[To be done] Reproduce all the material exactly, minus any pictures it holds.

---------- Data extract

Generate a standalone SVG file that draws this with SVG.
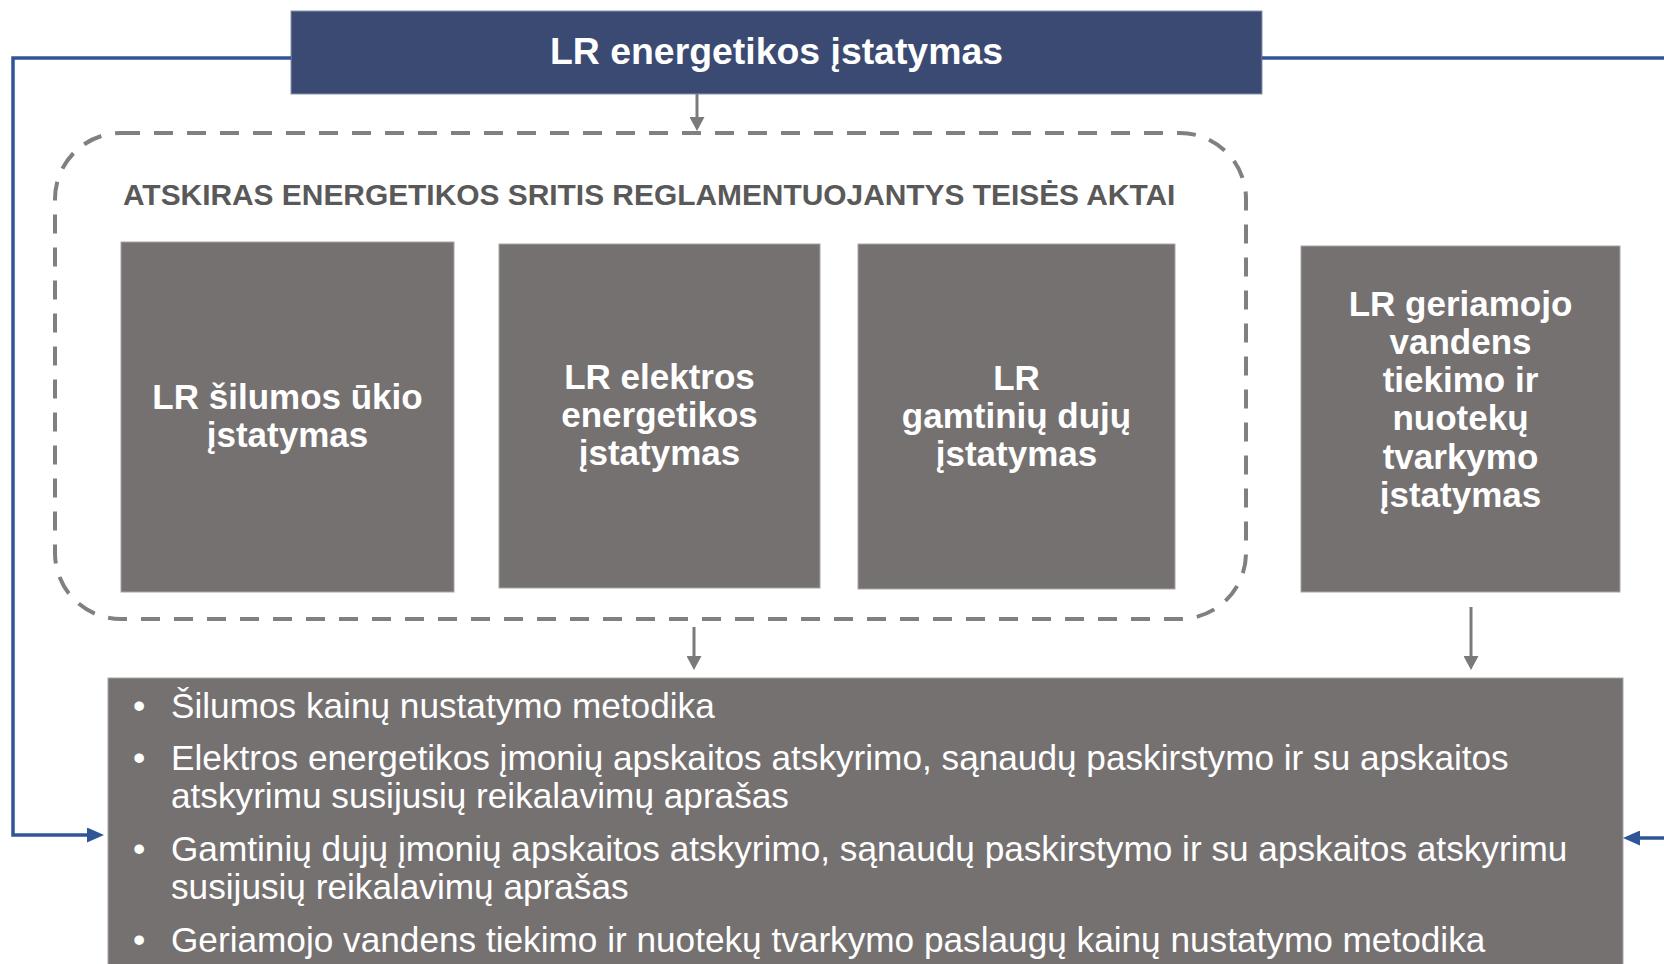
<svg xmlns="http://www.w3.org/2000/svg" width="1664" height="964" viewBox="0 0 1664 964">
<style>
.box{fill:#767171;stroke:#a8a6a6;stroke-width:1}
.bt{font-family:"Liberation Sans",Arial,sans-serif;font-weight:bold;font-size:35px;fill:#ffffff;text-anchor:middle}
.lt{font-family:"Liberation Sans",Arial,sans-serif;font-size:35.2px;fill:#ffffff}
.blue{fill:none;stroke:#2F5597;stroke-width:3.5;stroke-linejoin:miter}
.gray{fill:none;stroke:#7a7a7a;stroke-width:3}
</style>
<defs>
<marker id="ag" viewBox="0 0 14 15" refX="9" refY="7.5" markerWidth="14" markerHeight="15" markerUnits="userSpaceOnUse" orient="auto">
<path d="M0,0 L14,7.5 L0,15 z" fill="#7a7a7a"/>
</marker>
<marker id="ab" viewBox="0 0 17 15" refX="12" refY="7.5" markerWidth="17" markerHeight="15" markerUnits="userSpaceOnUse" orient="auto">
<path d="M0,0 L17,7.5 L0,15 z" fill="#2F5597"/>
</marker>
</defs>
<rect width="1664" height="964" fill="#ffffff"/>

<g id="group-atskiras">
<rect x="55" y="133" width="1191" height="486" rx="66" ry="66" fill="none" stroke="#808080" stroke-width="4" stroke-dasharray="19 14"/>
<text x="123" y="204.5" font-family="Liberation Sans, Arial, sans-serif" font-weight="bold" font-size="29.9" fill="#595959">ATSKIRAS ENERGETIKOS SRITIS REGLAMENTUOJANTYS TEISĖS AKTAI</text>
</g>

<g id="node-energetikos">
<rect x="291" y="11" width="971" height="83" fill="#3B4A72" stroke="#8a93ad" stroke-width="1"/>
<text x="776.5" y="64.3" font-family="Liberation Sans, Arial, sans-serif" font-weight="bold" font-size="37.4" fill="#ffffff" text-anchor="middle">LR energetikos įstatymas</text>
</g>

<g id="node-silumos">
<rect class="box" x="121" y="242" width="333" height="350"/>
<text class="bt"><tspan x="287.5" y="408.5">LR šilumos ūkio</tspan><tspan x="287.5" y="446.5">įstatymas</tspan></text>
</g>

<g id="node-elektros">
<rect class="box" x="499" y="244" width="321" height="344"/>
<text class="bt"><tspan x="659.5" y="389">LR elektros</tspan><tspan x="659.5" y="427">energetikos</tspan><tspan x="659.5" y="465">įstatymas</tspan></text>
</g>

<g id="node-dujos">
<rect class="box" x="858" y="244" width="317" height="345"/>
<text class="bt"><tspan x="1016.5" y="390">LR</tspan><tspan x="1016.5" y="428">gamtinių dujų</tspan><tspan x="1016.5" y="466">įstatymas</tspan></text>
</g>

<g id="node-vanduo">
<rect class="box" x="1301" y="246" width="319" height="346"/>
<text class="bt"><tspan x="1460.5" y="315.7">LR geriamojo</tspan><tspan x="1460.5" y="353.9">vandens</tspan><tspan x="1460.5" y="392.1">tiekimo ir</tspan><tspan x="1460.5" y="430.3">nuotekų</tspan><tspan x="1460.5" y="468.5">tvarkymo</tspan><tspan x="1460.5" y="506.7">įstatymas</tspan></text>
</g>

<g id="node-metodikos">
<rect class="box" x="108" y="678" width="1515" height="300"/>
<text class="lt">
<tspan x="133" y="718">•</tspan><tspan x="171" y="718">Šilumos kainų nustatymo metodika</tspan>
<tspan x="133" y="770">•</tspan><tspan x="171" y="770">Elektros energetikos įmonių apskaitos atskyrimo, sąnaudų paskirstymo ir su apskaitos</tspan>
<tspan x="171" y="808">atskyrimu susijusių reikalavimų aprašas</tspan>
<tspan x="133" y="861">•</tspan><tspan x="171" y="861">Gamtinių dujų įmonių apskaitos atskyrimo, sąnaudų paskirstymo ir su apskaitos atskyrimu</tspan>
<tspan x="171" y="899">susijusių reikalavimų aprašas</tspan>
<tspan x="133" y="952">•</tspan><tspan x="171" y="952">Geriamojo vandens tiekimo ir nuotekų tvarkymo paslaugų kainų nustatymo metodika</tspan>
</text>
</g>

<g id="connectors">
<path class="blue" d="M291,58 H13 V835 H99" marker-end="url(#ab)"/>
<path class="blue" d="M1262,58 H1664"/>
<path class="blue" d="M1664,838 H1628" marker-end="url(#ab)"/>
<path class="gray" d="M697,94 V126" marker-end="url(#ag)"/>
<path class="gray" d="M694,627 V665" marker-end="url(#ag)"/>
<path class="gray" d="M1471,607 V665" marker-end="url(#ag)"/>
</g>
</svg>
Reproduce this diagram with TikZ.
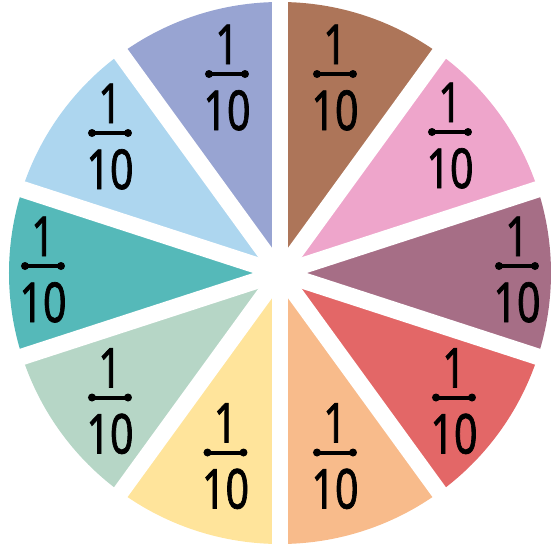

--------------------

[Response to this task]
Generate a standalone SVG file that draws this with SVG.
<svg xmlns="http://www.w3.org/2000/svg" width="1664" height="964" viewBox="0 0 1664 964">
<style>
.box{fill:#767171;stroke:#a8a6a6;stroke-width:1}
.bt{font-family:"Liberation Sans",Arial,sans-serif;font-weight:bold;font-size:35px;fill:#ffffff;text-anchor:middle}
.lt{font-family:"Liberation Sans",Arial,sans-serif;font-size:35.2px;fill:#ffffff}
.blue{fill:none;stroke:#2F5597;stroke-width:3.5;stroke-linejoin:miter}
.gray{fill:none;stroke:#7a7a7a;stroke-width:3}
</style>
<defs>
<marker id="ag" viewBox="0 0 14 15" refX="9" refY="7.5" markerWidth="14" markerHeight="15" markerUnits="userSpaceOnUse" orient="auto">
<path d="M0,0 L14,7.5 L0,15 z" fill="#7a7a7a"/>
</marker>
<marker id="ab" viewBox="0 0 17 15" refX="12" refY="7.5" markerWidth="17" markerHeight="15" markerUnits="userSpaceOnUse" orient="auto">
<path d="M0,0 L17,7.5 L0,15 z" fill="#2F5597"/>
</marker>
</defs>
<rect width="1664" height="964" fill="#ffffff"/>

<g id="group-atskiras">
<rect x="55" y="133" width="1191" height="486" rx="66" ry="66" fill="none" stroke="#808080" stroke-width="4" stroke-dasharray="19 14"/>
<text x="123" y="204.5" font-family="Liberation Sans, Arial, sans-serif" font-weight="bold" font-size="29.9" fill="#595959">ATSKIRAS ENERGETIKOS SRITIS REGLAMENTUOJANTYS TEISĖS AKTAI</text>
</g>

<g id="node-energetikos">
<rect x="291" y="11" width="971" height="83" fill="#3B4A72" stroke="#8a93ad" stroke-width="1"/>
<text x="776.5" y="64.3" font-family="Liberation Sans, Arial, sans-serif" font-weight="bold" font-size="37.4" fill="#ffffff" text-anchor="middle">LR energetikos įstatymas</text>
</g>

<g id="node-silumos">
<rect class="box" x="121" y="242" width="333" height="350"/>
<text class="bt"><tspan x="287.5" y="408.5">LR šilumos ūkio</tspan><tspan x="287.5" y="446.5">įstatymas</tspan></text>
</g>

<g id="node-elektros">
<rect class="box" x="499" y="244" width="321" height="344"/>
<text class="bt"><tspan x="659.5" y="389">LR elektros</tspan><tspan x="659.5" y="427">energetikos</tspan><tspan x="659.5" y="465">įstatymas</tspan></text>
</g>

<g id="node-dujos">
<rect class="box" x="858" y="244" width="317" height="345"/>
<text class="bt"><tspan x="1016.5" y="390">LR</tspan><tspan x="1016.5" y="428">gamtinių dujų</tspan><tspan x="1016.5" y="466">įstatymas</tspan></text>
</g>

<g id="node-vanduo">
<rect class="box" x="1301" y="246" width="319" height="346"/>
<text class="bt"><tspan x="1460.5" y="315.7">LR geriamojo</tspan><tspan x="1460.5" y="353.9">vandens</tspan><tspan x="1460.5" y="392.1">tiekimo ir</tspan><tspan x="1460.5" y="430.3">nuotekų</tspan><tspan x="1460.5" y="468.5">tvarkymo</tspan><tspan x="1460.5" y="506.7">įstatymas</tspan></text>
</g>

<g id="node-metodikos">
<rect class="box" x="108" y="678" width="1515" height="300"/>
<text class="lt">
<tspan x="133" y="718">•</tspan><tspan x="171" y="718">Šilumos kainų nustatymo metodika</tspan>
<tspan x="133" y="770">•</tspan><tspan x="171" y="770">Elektros energetikos įmonių apskaitos atskyrimo, sąnaudų paskirstymo ir su apskaitos</tspan>
<tspan x="171" y="808">atskyrimu susijusių reikalavimų aprašas</tspan>
<tspan x="133" y="861">•</tspan><tspan x="171" y="861">Gamtinių dujų įmonių apskaitos atskyrimo, sąnaudų paskirstymo ir su apskaitos atskyrimu</tspan>
<tspan x="171" y="899">susijusių reikalavimų aprašas</tspan>
<tspan x="133" y="952">•</tspan><tspan x="171" y="952">Geriamojo vandens tiekimo ir nuotekų tvarkymo paslaugų kainų nustatymo metodika</tspan>
</text>
</g>

<g id="connectors">
<path class="blue" d="M291,58 H13 V835 H99" marker-end="url(#ab)"/>
<path class="blue" d="M1262,58 H1664"/>
<path class="blue" d="M1664,838 H1628" marker-end="url(#ab)"/>
<path class="gray" d="M697,94 V126" marker-end="url(#ag)"/>
<path class="gray" d="M694,627 V665" marker-end="url(#ag)"/>
<path class="gray" d="M1471,607 V665" marker-end="url(#ag)"/>
</g>
</svg>
Reproduce this diagram with TikZ.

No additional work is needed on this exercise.